BEGIN SOURCE MATERIAL

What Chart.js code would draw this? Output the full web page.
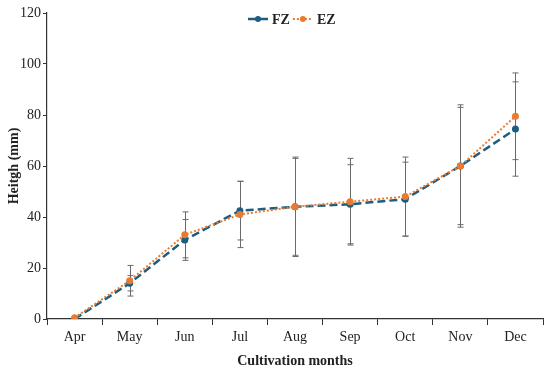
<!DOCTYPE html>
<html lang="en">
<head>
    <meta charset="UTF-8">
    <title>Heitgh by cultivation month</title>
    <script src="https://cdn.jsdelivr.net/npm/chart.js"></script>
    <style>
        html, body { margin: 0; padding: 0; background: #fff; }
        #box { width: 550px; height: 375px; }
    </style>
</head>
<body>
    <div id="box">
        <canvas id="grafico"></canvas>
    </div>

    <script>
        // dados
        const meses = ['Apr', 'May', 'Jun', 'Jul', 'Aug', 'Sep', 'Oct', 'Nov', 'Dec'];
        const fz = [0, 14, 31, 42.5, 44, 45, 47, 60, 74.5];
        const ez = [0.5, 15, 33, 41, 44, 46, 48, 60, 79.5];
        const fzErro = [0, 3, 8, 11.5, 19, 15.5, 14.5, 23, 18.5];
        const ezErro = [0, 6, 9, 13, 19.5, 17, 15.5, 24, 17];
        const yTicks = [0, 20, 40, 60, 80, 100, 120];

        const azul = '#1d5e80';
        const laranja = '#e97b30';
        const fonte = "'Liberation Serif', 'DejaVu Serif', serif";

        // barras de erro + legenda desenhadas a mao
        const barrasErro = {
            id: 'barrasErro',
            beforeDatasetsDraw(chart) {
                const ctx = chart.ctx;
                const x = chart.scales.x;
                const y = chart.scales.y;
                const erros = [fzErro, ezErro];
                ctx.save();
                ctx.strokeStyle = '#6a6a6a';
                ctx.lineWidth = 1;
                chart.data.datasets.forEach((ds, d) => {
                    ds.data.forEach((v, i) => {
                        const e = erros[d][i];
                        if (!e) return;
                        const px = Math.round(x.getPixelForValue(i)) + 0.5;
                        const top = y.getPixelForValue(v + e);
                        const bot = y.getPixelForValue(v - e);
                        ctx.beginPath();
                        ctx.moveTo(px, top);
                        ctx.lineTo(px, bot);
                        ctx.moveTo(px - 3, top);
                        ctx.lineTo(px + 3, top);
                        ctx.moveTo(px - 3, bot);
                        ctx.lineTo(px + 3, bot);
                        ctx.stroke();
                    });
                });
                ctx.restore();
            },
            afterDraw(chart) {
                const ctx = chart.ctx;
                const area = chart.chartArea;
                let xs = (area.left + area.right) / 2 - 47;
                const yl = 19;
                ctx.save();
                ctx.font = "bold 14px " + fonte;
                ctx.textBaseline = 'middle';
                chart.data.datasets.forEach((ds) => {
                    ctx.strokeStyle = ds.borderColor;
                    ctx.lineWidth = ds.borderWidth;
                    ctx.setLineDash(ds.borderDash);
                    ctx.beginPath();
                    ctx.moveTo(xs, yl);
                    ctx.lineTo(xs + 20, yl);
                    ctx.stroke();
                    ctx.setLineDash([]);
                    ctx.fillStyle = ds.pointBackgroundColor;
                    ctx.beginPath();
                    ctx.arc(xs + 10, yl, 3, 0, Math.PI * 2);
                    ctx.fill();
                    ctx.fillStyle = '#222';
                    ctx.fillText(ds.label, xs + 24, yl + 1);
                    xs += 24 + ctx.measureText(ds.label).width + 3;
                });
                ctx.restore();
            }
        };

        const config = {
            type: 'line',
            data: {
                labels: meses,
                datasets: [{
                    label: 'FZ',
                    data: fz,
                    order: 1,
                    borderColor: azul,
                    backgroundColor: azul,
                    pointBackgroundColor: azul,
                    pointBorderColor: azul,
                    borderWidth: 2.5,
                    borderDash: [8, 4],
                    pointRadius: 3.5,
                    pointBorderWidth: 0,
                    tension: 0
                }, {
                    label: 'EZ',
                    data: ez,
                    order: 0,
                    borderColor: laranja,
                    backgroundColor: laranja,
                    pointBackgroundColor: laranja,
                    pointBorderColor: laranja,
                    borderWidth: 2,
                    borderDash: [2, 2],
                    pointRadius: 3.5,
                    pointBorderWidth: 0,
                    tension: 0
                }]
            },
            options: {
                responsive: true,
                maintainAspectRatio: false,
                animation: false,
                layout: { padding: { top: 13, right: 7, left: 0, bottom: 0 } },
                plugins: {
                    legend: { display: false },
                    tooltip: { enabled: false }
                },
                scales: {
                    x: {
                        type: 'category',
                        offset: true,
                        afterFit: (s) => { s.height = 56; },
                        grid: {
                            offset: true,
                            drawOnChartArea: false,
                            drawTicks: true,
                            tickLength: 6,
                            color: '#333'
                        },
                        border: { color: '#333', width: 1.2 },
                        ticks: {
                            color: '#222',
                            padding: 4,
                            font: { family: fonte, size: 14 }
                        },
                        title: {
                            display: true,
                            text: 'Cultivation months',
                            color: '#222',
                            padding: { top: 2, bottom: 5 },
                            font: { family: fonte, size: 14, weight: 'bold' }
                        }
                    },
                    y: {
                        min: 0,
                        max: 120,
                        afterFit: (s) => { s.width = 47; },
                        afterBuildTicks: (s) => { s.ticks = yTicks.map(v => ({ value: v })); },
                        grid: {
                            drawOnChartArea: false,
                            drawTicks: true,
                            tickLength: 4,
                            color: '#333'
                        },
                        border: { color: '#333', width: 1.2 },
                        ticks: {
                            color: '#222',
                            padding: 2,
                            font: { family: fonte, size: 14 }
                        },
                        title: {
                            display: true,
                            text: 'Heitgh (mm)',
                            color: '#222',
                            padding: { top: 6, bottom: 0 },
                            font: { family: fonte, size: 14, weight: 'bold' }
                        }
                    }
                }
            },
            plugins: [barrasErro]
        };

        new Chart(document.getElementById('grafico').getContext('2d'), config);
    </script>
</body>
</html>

END SOURCE MATERIAL

Keep every word of the data as it is when you write it out, but drop the pictures.

What Chart.js code would draw this? Output the full web page.
<!DOCTYPE html>
<html lang="en">
<head>
    <meta charset="UTF-8">
    <title>Heitgh by cultivation month</title>
    <script src="https://cdn.jsdelivr.net/npm/chart.js"></script>
    <style>
        html, body { margin: 0; padding: 0; background: #fff; }
        #box { width: 550px; height: 375px; }
    </style>
</head>
<body>
    <div id="box">
        <canvas id="grafico"></canvas>
    </div>

    <script>
        // dados
        const meses = ['Apr', 'May', 'Jun', 'Jul', 'Aug', 'Sep', 'Oct', 'Nov', 'Dec'];
        const fz = [0, 14, 31, 42.5, 44, 45, 47, 60, 74.5];
        const ez = [0.5, 15, 33, 41, 44, 46, 48, 60, 79.5];
        const fzErro = [0, 3, 8, 11.5, 19, 15.5, 14.5, 23, 18.5];
        const ezErro = [0, 6, 9, 13, 19.5, 17, 15.5, 24, 17];
        const yTicks = [0, 20, 40, 60, 80, 100, 120];

        const azul = '#1d5e80';
        const laranja = '#e97b30';
        const fonte = "'Liberation Serif', 'DejaVu Serif', serif";

        // barras de erro + legenda desenhadas a mao
        const barrasErro = {
            id: 'barrasErro',
            beforeDatasetsDraw(chart) {
                const ctx = chart.ctx;
                const x = chart.scales.x;
                const y = chart.scales.y;
                const erros = [fzErro, ezErro];
                ctx.save();
                ctx.strokeStyle = '#6a6a6a';
                ctx.lineWidth = 1;
                chart.data.datasets.forEach((ds, d) => {
                    ds.data.forEach((v, i) => {
                        const e = erros[d][i];
                        if (!e) return;
                        const px = Math.round(x.getPixelForValue(i)) + 0.5;
                        const top = y.getPixelForValue(v + e);
                        const bot = y.getPixelForValue(v - e);
                        ctx.beginPath();
                        ctx.moveTo(px, top);
                        ctx.lineTo(px, bot);
                        ctx.moveTo(px - 3, top);
                        ctx.lineTo(px + 3, top);
                        ctx.moveTo(px - 3, bot);
                        ctx.lineTo(px + 3, bot);
                        ctx.stroke();
                    });
                });
                ctx.restore();
            },
            afterDraw(chart) {
                const ctx = chart.ctx;
                const area = chart.chartArea;
                let xs = (area.left + area.right) / 2 - 47;
                const yl = 19;
                ctx.save();
                ctx.font = "bold 14px " + fonte;
                ctx.textBaseline = 'middle';
                chart.data.datasets.forEach((ds) => {
                    ctx.strokeStyle = ds.borderColor;
                    ctx.lineWidth = ds.borderWidth;
                    ctx.setLineDash(ds.borderDash);
                    ctx.beginPath();
                    ctx.moveTo(xs, yl);
                    ctx.lineTo(xs + 20, yl);
                    ctx.stroke();
                    ctx.setLineDash([]);
                    ctx.fillStyle = ds.pointBackgroundColor;
                    ctx.beginPath();
                    ctx.arc(xs + 10, yl, 3, 0, Math.PI * 2);
                    ctx.fill();
                    ctx.fillStyle = '#222';
                    ctx.fillText(ds.label, xs + 24, yl + 1);
                    xs += 24 + ctx.measureText(ds.label).width + 3;
                });
                ctx.restore();
            }
        };

        const config = {
            type: 'line',
            data: {
                labels: meses,
                datasets: [{
                    label: 'FZ',
                    data: fz,
                    order: 1,
                    borderColor: azul,
                    backgroundColor: azul,
                    pointBackgroundColor: azul,
                    pointBorderColor: azul,
                    borderWidth: 2.5,
                    borderDash: [8, 4],
                    pointRadius: 3.5,
                    pointBorderWidth: 0,
                    tension: 0
                }, {
                    label: 'EZ',
                    data: ez,
                    order: 0,
                    borderColor: laranja,
                    backgroundColor: laranja,
                    pointBackgroundColor: laranja,
                    pointBorderColor: laranja,
                    borderWidth: 2,
                    borderDash: [2, 2],
                    pointRadius: 3.5,
                    pointBorderWidth: 0,
                    tension: 0
                }]
            },
            options: {
                responsive: true,
                maintainAspectRatio: false,
                animation: false,
                layout: { padding: { top: 13, right: 7, left: 0, bottom: 0 } },
                plugins: {
                    legend: { display: false },
                    tooltip: { enabled: false }
                },
                scales: {
                    x: {
                        type: 'category',
                        offset: true,
                        afterFit: (s) => { s.height = 56; },
                        grid: {
                            offset: true,
                            drawOnChartArea: false,
                            drawTicks: true,
                            tickLength: 6,
                            color: '#333'
                        },
                        border: { color: '#333', width: 1.2 },
                        ticks: {
                            color: '#222',
                            padding: 4,
                            font: { family: fonte, size: 14 }
                        },
                        title: {
                            display: true,
                            text: 'Cultivation months',
                            color: '#222',
                            padding: { top: 2, bottom: 5 },
                            font: { family: fonte, size: 14, weight: 'bold' }
                        }
                    },
                    y: {
                        min: 0,
                        max: 120,
                        afterFit: (s) => { s.width = 47; },
                        afterBuildTicks: (s) => { s.ticks = yTicks.map(v => ({ value: v })); },
                        grid: {
                            drawOnChartArea: false,
                            drawTicks: true,
                            tickLength: 4,
                            color: '#333'
                        },
                        border: { color: '#333', width: 1.2 },
                        ticks: {
                            color: '#222',
                            padding: 2,
                            font: { family: fonte, size: 14 }
                        },
                        title: {
                            display: true,
                            text: 'Heitgh (mm)',
                            color: '#222',
                            padding: { top: 6, bottom: 0 },
                            font: { family: fonte, size: 14, weight: 'bold' }
                        }
                    }
                }
            },
            plugins: [barrasErro]
        };

        new Chart(document.getElementById('grafico').getContext('2d'), config);
    </script>
</body>
</html>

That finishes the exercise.